Ради этого суфии с лёгкостью идут на любые жертвы, они готовы отвернуться от мира материи, для того, чтобы подняться на высоты духовного Олимпа - к Абсолюту, где им становится доступной конечная цель мистических устремлений - «единение» с искомой реальностью. Экстатическое состояние, испытываемое при этом, по мнению мистиков, позволяет суфию «зрить» то, что находится за пределами видимого, потому что дух мистика пронизан «светом Божества» (нур). Суфии называют это состояние «поднятием завесы», скрывающей «сущностное единство» Бога и его творения. Мистики ислама верят в то что, таким образом, устанавливают связь человеческого духа с нематериальным предельным Бытием, которое философы называют Абсолютом, а теологи - Богом.

Мусульманский мистицизм имеет многовековую историю развития. Большинство зарубежных и отечественных исследований относят его возникновение к концу VII и началу VIII вв. Именно в этот период аскетическое движение захидов приобретает основной элемент суфизма - мистический опыт. По преданию первой, кто стал вещать о «всепоглощающей» любви к Богу, была знаменитая женщина-подвижница по имени Рабийа аль-Адавийа (713-801) из Басры. Она же якобы обосновала концепцию о возможности «единения» (таухид) с предметом любви.

«Так охватила меня любовь к Богу, - утверждала Рабийа, - что не осталось у меня ничего, чем я могла бы любить кого-либо, кроме Него!»

Испытывая мистическое переживание «единения» (таухид) Рабийа говорит о потере самоидентичности, своего «Я», растворяясь в любви к Божеству: «Я перестала существовать и вышла из себя самой. Я соединилась с Богом и целиком отдалась ему».

В этой фразе выражена формула мистического преображения, которая станет целью всех мистиков ислама, за исключением случаев, когда Бог «дарует» способность особого озарения, спонтанного мистического переживания, которое в суфизме считается чрезвычайно редким явлением. В обычном же случае, претендующий на близость с трансцендентной реальностью должен был пройти путь мистического преображения - тарикат. Он включал в себя систему методов сложившихся в период формирования и развития суфийских орденов, которые способствовали трансформации сознания мистика через нравственное очищение и самосовершенствование.

В целом суфизм приобрел законченный вид к XII веку и социально воплотился в ряд влиятельных, в том числе и политически, братств со строго определенными правилами и требованиями, особенностями ношения одежды и т.д. Адепты орденов при посредничестве муршидов (наставников) реализовывали заложенные, по мнению суфиев, в каждом человеке возможность «освобождения» своего подлинного «Я» и «воссоединение» (хоть и на мгновение) с высшим духовным началом.

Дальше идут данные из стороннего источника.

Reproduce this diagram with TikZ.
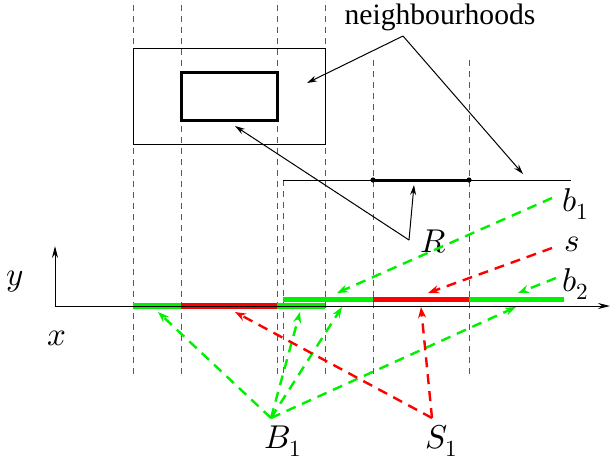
\documentclass[tikz,border=0pt]{standalone}
\usepackage{fontspec}
\setmainfont{Liberation Serif}
\newfontfamily\nbfont{Liberation Serif}
\usepackage{unicode-math}
\setmathfont{Latin Modern Math}
\usetikzlibrary{arrows.meta}
\definecolor{gr}{RGB}{0,240,0}
\definecolor{rd}{RGB}{255,0,0}
\tikzset{
  guide/.style={draw=black!65, line width=0.5pt, dash pattern=on 3pt off 2.5pt},
  thinline/.style={draw=black, line width=0.5pt},
  blarrow/.style={draw=black, line width=0.5pt, -{Stealth[length=5pt,width=3pt]}},
  garrow/.style={draw=gr, line width=1.2pt, dash pattern=on 5pt off 3.5pt, -{Stealth[length=5.5pt,width=4pt]}},
  rarrow/.style={draw=rd, line width=1.2pt, dash pattern=on 5pt off 3.5pt, -{Stealth[length=5.5pt,width=4pt]}},
  gbar/.style={draw=gr, line width=2.6pt},
  rbar/.style={draw=rd, line width=2.6pt},
  mlabel/.style={font=\fontsize{16.5}{19}\selectfont, inner sep=0pt},
}
\begin{document}
\begin{tikzpicture}[x=0.5pt,y=-0.5pt]
\useasboundingbox (0,0) rectangle (610,466);
% guides
\foreach \gx/\ga/\gb in {133/5/375,181/5/375,277/5/375,325/5/375,283/180/375,373/60/377,469/60/377}
  \draw[guide] (\gx,\ga) -- (\gx,\gb);
% rectangles
\draw[thinline] (133,48) rectangle (325,144);
\draw[line width=1.5pt] (181,72) rectangle (277,120);
% horizontal line with R segment
\coordinate (hl) at (283,180);
\coordinate (hr) at (571,180);
\coordinate (ra) at (373,180);
\coordinate (rb) at (469,180);
\draw[thinline] (hl) -- (hr);
\draw[line width=1.5pt] (ra) -- (rb);
\fill (ra) circle (2.6);
\fill (rb) circle (2.6);
% neighbourhoods
\node[font=\nbfont\fontsize{14.8}{17}\selectfont, inner sep=0pt] (nb) at (440,17) {neighbourhoods};
\coordinate (nbv) at (403,36);
\coordinate (nbt1) at (307,83);
\coordinate (nbt2) at (523,174);
\draw[blarrow] (nbv) -- (nbt1);
\draw[blarrow] (nbv) -- (nbt2);
% R
\node[mlabel] (R) at (433,242) {$R$};
\coordinate (rv) at (409,240);
\coordinate (rt1) at (235,126);
\coordinate (rt2) at (414,185);
\draw[blarrow] (rv) -- (rt1);
\draw[blarrow] (rv) -- (rt2);
% bars
\draw[gbar] (133,306) -- (181,306);
\draw[rbar] (181,306) -- (277,306);
\draw[gbar] (277,306) -- (325,306);
\draw[gbar] (283,299.5) -- (373,299.5);
\draw[rbar] (373,299.5) -- (469,299.5);
\draw[gbar] (469,299.5) -- (564,299.5);
% axes
\coordinate (o) at (55,306);
\coordinate (ya) at (55,246);
\coordinate (xa) at (610,306);
\draw[line width=0.5pt, -{Stealth[length=6pt,width=3pt]}] (o) -- (ya);
\draw[line width=0.5pt, -{Stealth[length=6pt,width=3pt]}] (o) -- (xa);
\node[mlabel] (ylab) at (15,282) {$y$};
\node[mlabel] (xlab) at (57,338) {$x$};
% labels right
\node[mlabel] (b1) at (576,204) {$b_1$};
\node[mlabel] (s) at (572,244) {$s$};
\node[mlabel] (b2) at (576,284) {$b_2$};
\coordinate (b1s) at (552,198);
\coordinate (ss) at (552,248);
\coordinate (b2s) at (556,278);
\coordinate (b1t) at (337,293);
\coordinate (st) at (428,293);
\coordinate (b2t) at (518,293);
\draw[garrow] (b1s) -- (b1t);
\draw[rarrow] (ss) -- (st);
\draw[garrow] (b2s) -- (b2t);
% B1 and S1
\node[mlabel] (B1) at (283,441) {$B_1$};
\node[mlabel] (S1) at (442,441) {$S_1$};
\coordinate (Bv) at (271,418);
\coordinate (Sv) at (432,418);
\coordinate (Bt1) at (158,312);
\coordinate (Bt2) at (300,312);
\coordinate (Bt3) at (342,307);
\coordinate (Bt4) at (516,307);
\coordinate (St1) at (235,312);
\coordinate (St2) at (421,307);
\draw[garrow] (Bv) -- (Bt1);
\draw[garrow] (Bv) -- (Bt2);
\draw[garrow] (Bv) -- (Bt3);
\draw[garrow] (Bv) -- (Bt4);
\draw[rarrow] (Sv) -- (St1);
\draw[rarrow] (Sv) -- (St2);
\end{tikzpicture}
\end{document}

Поскольку мистицизм обладает таким свойством, как универсальность признаков и целей, то в процессе изучения суфизма учёные выявили сходство мистических практик и потенций в различных религиозных системах, что дало повод говорить о «привнесении» суфизма в ислам. Исходя из этой гипотезы, европейская и российская школы востоковедения выдвигали несколько теорий, рассматривающие влияние той или иной мистической традиции древности на формирование суфизма.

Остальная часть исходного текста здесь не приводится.